The Ullery boys continued to plague Warren County. Petty charges were brought against them over the next two decades, resulting with nothing more than a slap on the wrist. It wasn’t until the spring of 1836, that the law finally got them on something they couldn’t get out of. The youngest Ullery boy, Stephen, was desperate to prove himself to his older brothers and to bring in revenue to their illegal endeavors. He had spotted a young mulatto boy passing through the area and he hashed a plan of capturing him and returning him to his home state of Kentucky with the claim that he was a runaway slave. Little did Stephen know, the local law enforcement had been tipped off to his plan. On May 30, 1836, Stephen and two of his friends took Commodore by force and were able to transport him through Cincinnati across the Ohio River to Kentucky.
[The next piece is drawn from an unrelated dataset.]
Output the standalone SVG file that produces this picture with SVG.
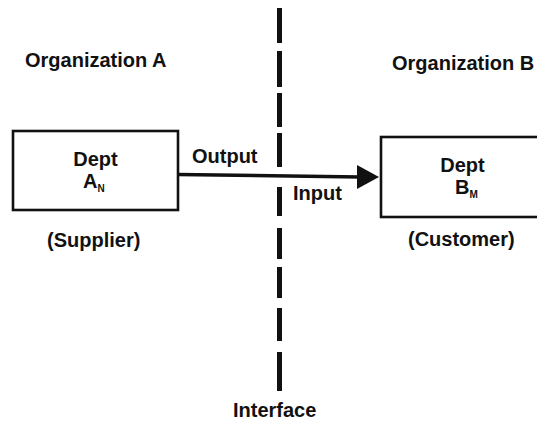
<svg xmlns="http://www.w3.org/2000/svg" width="537" height="421" viewBox="0 0 537 421">
  <defs>
    <style>
      .lbl { font-family: "Liberation Sans", Arial, Helvetica, sans-serif; font-weight: bold; font-size: 20px; fill: #111; }
      .sub { font-size: 10px; }
      .box { fill: none; stroke: #111; stroke-width: 2.6; }
      .dash { stroke: #111; stroke-width: 5; stroke-linecap: butt; }
    </style>
  </defs>

  <rect width="537" height="421" fill="#fff"/>

  <!-- organisation headings -->
  <text class="lbl" x="25" y="67">Organization A</text>
  <text class="lbl" x="392" y="70">Organization B</text>

  <!-- dashed interface boundary -->
  <g id="interface">
    <line class="dash" x1="279.5" y1="8" x2="279.5" y2="43"/>
    <line class="dash" x1="279.5" y1="51" x2="279.5" y2="87"/>
    <line class="dash" x1="279.5" y1="93" x2="279.5" y2="127"/>
    <line class="dash" x1="279.5" y1="133" x2="279.5" y2="167"/>
    <line class="dash" x1="279.5" y1="187" x2="279.5" y2="216"/>
    <line class="dash" x1="279.5" y1="228" x2="279.5" y2="259"/>
    <line class="dash" x1="279.5" y1="267" x2="279.5" y2="298"/>
    <line class="dash" x1="279.5" y1="308" x2="279.5" y2="341"/>
    <line class="dash" x1="279.5" y1="352" x2="279.5" y2="391"/>
    <text class="lbl" x="233" y="417">Interface</text>
  </g>

  <!-- supplier department -->
  <g id="node-dept-a">
    <rect class="box" x="13" y="131" width="165" height="79"/>
    <text class="lbl" x="95.5" y="166" text-anchor="middle">Dept</text>
    <text class="lbl" x="83" y="188">A<tspan class="sub" dy="4">N</tspan></text>
    <text class="lbl" x="47" y="247">(Supplier)</text>
  </g>

  <!-- customer department -->
  <g id="node-dept-b">
    <rect class="box" x="381" y="137" width="170" height="80"/>
    <text class="lbl" x="462.5" y="172" text-anchor="middle">Dept</text>
    <text class="lbl" x="455" y="194">B<tspan class="sub" dy="4">M</tspan></text>
    <text class="lbl" x="408" y="246">(Customer)</text>
  </g>

  <!-- output / input flow -->
  <g id="connectors">
    <path d="M178,174.5 L360,177" stroke="#111" stroke-width="3.5" fill="none"/>
    <polygon points="357,165 379,177 357,189" fill="#111"/>
    <text class="lbl" x="192" y="163">Output</text>
    <text class="lbl" x="293" y="200">Input</text>
  </g>
</svg>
This is when their foiled plan came to an end. Instead of being greeted by a local slave catcher, Stephen was greeted by law enforcement. The trial of Stephen Ullery vs. The State of Ohio was wrapped up within a year where he was found guilty of “unlawfully and wickedly kidnapping Commodore Perry, a free mulatto person in the state of Ohio and attempting to extradite said Commodore to the state of Kentucky.” This was the end of the Ullery boys ring of crimes that spanned over 20 years within the county.
Unlike many individuals, Commodore Perry managed to escape the fate that many people did not. He is found in later census records as a Tin Laborer in Troy, Miami County, Ohio, and he even served in the Civil War.